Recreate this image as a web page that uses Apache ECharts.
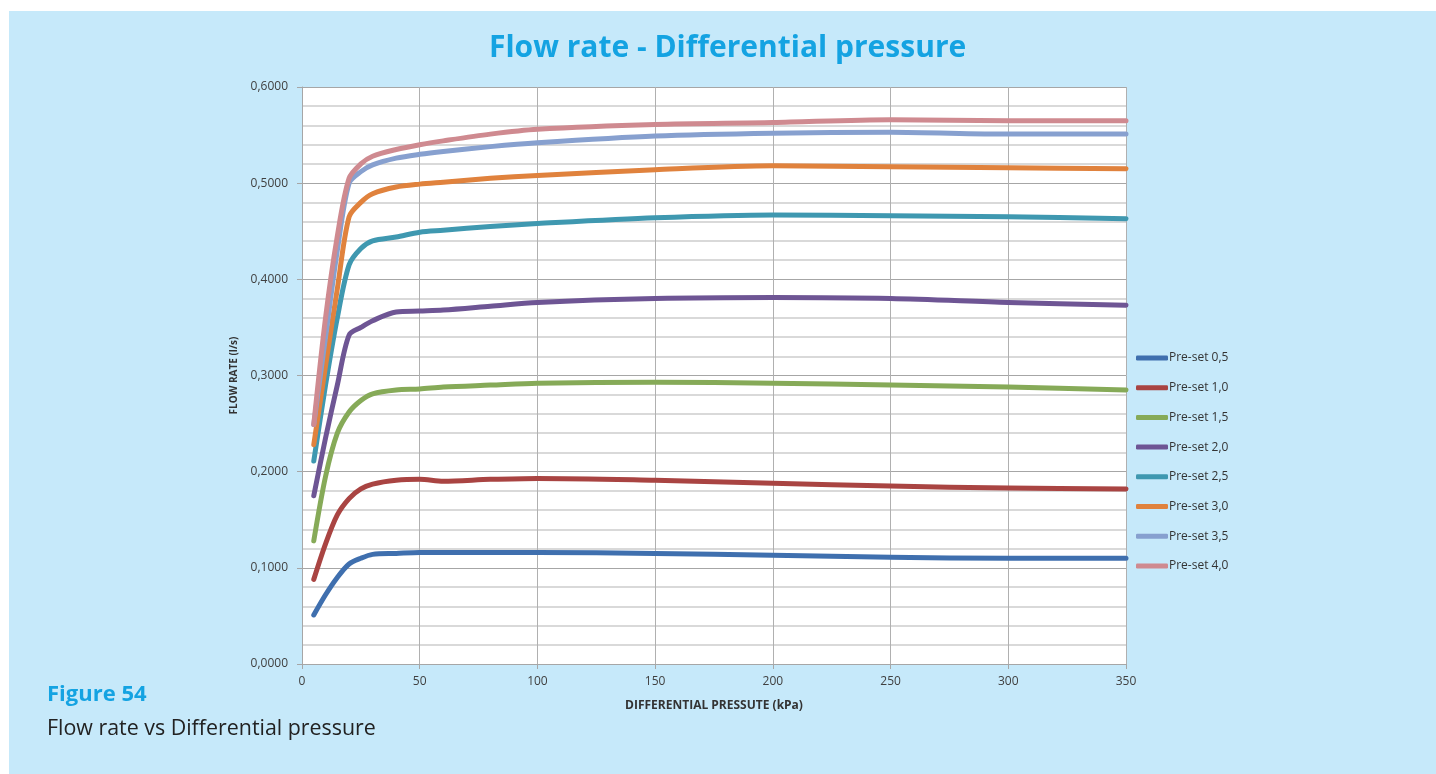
<!DOCTYPE html>
<html>
<head>
<meta charset="utf-8">
<title>Flow rate - Differential pressure</title>
<script src="https://cdn.jsdelivr.net/npm/echarts@6/dist/echarts.min.js"></script>
<style>
	html, body {
		margin: 0;
		padding: 0;
		background: #fff;
	}
	#panel {
		position: absolute;
		left: 9px;
		top: 11px;
		right: 0;
		bottom: 0;
		background: #c6e9fa;
	}
	#chart {
		position: absolute;
		left: 0;
		top: 0;
		width: 1436px;
		height: 774px;
	}
</style>
</head>
<body>
<div id="panel"></div>
<div id="chart"></div>
<script>
	// differential pressure (kPa)
	var pressure = [5, 10, 15, 20, 25, 30, 40, 50, 60, 80, 100, 150, 200, 250, 300, 350];

	// flow rate (l/s) per pre-set
	var preset05 = [0.051, 0.072, 0.090, 0.104, 0.110, 0.114, 0.115, 0.116, 0.116, 0.116, 0.116, 0.115, 0.113, 0.111, 0.110, 0.110];
	var preset10 = [0.088, 0.125, 0.155, 0.172, 0.182, 0.187, 0.191, 0.192, 0.190, 0.192, 0.193, 0.191, 0.188, 0.185, 0.183, 0.182];
	var preset15 = [0.128, 0.195, 0.240, 0.262, 0.274, 0.281, 0.285, 0.286, 0.288, 0.290, 0.292, 0.293, 0.292, 0.290, 0.288, 0.285];
	var preset20 = [0.175, 0.235, 0.290, 0.342, 0.350, 0.357, 0.366, 0.367, 0.368, 0.372, 0.376, 0.380, 0.381, 0.380, 0.376, 0.373];
	var preset25 = [0.211, 0.290, 0.360, 0.415, 0.432, 0.440, 0.444, 0.449, 0.451, 0.455, 0.458, 0.464, 0.467, 0.466, 0.465, 0.463];
	var preset30 = [0.228, 0.310, 0.390, 0.465, 0.480, 0.489, 0.496, 0.499, 0.501, 0.505, 0.508, 0.514, 0.518, 0.517, 0.516, 0.515];
	var preset35 = [0.249, 0.340, 0.430, 0.500, 0.512, 0.519, 0.526, 0.530, 0.533, 0.538, 0.542, 0.549, 0.552, 0.553, 0.551, 0.551];
	var preset40 = [0.249, 0.360, 0.445, 0.505, 0.520, 0.528, 0.535, 0.540, 0.544, 0.551, 0.556, 0.561, 0.563, 0.566, 0.565, 0.565];

	var seriesNames = ['Pre-set 0,5', 'Pre-set 1,0', 'Pre-set 1,5', 'Pre-set 2,0', 'Pre-set 2,5', 'Pre-set 3,0', 'Pre-set 3,5', 'Pre-set 4,0'];
	var seriesValues = [preset05, preset10, preset15, preset20, preset25, preset30, preset35, preset40];
	var colors = ['#3f6fae', '#a94442', '#86aa58', '#6e5594', '#3f98b0', '#e0823d', '#87a0cf', '#cf8a90'];

	var chart = echarts.init(document.getElementById('chart'), null, { renderer: 'canvas' });

	var series = seriesNames.map(function (name, i) {
		return {
			name: name,
			type: 'line',
			smooth: 0.3,
			showSymbol: false,
			symbol: 'none',
			color: colors[i],
			lineStyle: {
				width: 5,
				cap: 'round',
				join: 'round'
			},
			data: pressure.map(function (p, j) {
				return [p, seriesValues[i][j]];
			})
		};
	});

	var option = {
		animation: false,
		backgroundColor: 'transparent',
		textStyle: {
			fontFamily: 'Open Sans, Noto Sans, sans-serif'
		},
		title: [{
			text: 'Flow rate - Differential pressure',
			left: 484,
			top: 28,
			textStyle: {
				color: '#14a3e2',
				fontSize: 30,
				fontWeight: 'bold',
				fontFamily: 'Open Sans'
			}
		}, {
			text: 'Figure 54',
			left: 42,
			top: 679,
			textStyle: {
				color: '#14a3e2',
				fontSize: 22,
				fontWeight: 'bold',
				fontFamily: 'Open Sans'
			}
		}, {
			text: 'Flow rate vs Differential pressure',
			left: 42,
			top: 713,
			textStyle: {
				color: '#222',
				fontSize: 21.4,
				fontWeight: 'normal',
				fontFamily: 'Open Sans'
			}
		}],
		legend: {
			orient: 'vertical',
			left: 1131,
			top: 347,
			icon: 'roundRect',
			itemWidth: 32,
			itemHeight: 5,
			itemGap: 17.7,
			itemStyle: {
				borderWidth: 0
			},
			textStyle: {
				color: '#333',
				fontSize: 12,
				padding: [0, 0, 0, -4]
			},
			data: seriesNames
		},
		grid: {
			left: 302,
			right: 310,
			top: 87,
			bottom: 110,
			show: true,
			backgroundColor: '#fff',
			borderWidth: 0
		},
		xAxis: {
			type: 'value',
			min: 0,
			max: 350,
			interval: 50,
			name: 'DIFFERENTIAL PRESSUTE (kPa)',
			nameLocation: 'middle',
			nameGap: 36,
			nameTextStyle: {
				color: '#333',
				fontSize: 12,
				fontWeight: 'bold'
			},
			axisLine: {
				lineStyle: { color: '#a6a6a6', width: 1 }
			},
			axisTick: {
				show: true,
				length: 5,
				lineStyle: { color: '#a6a6a6' }
			},
			axisLabel: {
				color: '#404040',
				fontSize: 12,
				margin: 12
			},
			splitLine: {
				show: true,
				lineStyle: { color: '#b0b0b0', width: 1 }
			}
		},
		yAxis: {
			type: 'value',
			min: 0,
			max: 0.6,
			interval: 0.1,
			name: 'FLOW RATE (l/s)',
			nameLocation: 'middle',
			nameGap: 63,
			nameRotate: 90,
			nameTextStyle: {
				color: '#333',
				fontSize: 10,
				fontWeight: 'bold'
			},
			axisLine: {
				show: true,
				lineStyle: { color: '#a6a6a6', width: 1 }
			},
			axisTick: {
				show: true,
				length: 5,
				lineStyle: { color: '#a6a6a6' }
			},
			axisLabel: {
				color: '#404040',
				fontSize: 12,
				margin: 14,
				formatter: function (v) {
					return v.toFixed(4).replace('.', ',');
				}
			},
			splitLine: {
				show: true,
				lineStyle: { color: '#a6a6a6', width: 1 }
			},
			minorTick: {
				show: false,
				splitNumber: 5
			},
			minorSplitLine: {
				show: true,
				lineStyle: { color: '#d9d9d9', width: 2 }
			}
		},
		series: series
	};

	chart.setOption(option);
</script>
</body>
</html>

========

- To be done
Exactly as written, please give again the lines from the beginning of the listing through the line containing "250, 300, 350];", inclusive, without any pictures.

- Task result
Recreate this image as a web page that uses Apache ECharts.
<!DOCTYPE html>
<html>
<head>
<meta charset="utf-8">
<title>Flow rate - Differential pressure</title>
<script src="https://cdn.jsdelivr.net/npm/echarts@6/dist/echarts.min.js"></script>
<style>
	html, body {
		margin: 0;
		padding: 0;
		background: #fff;
	}
	#panel {
		position: absolute;
		left: 9px;
		top: 11px;
		right: 0;
		bottom: 0;
		background: #c6e9fa;
	}
	#chart {
		position: absolute;
		left: 0;
		top: 0;
		width: 1436px;
		height: 774px;
	}
</style>
</head>
<body>
<div id="panel"></div>
<div id="chart"></div>
<script>
	// differential pressure (kPa)
	var pressure = [5, 10, 15, 20, 25, 30, 40, 50, 60, 80, 100, 150, 200, 250, 300, 350];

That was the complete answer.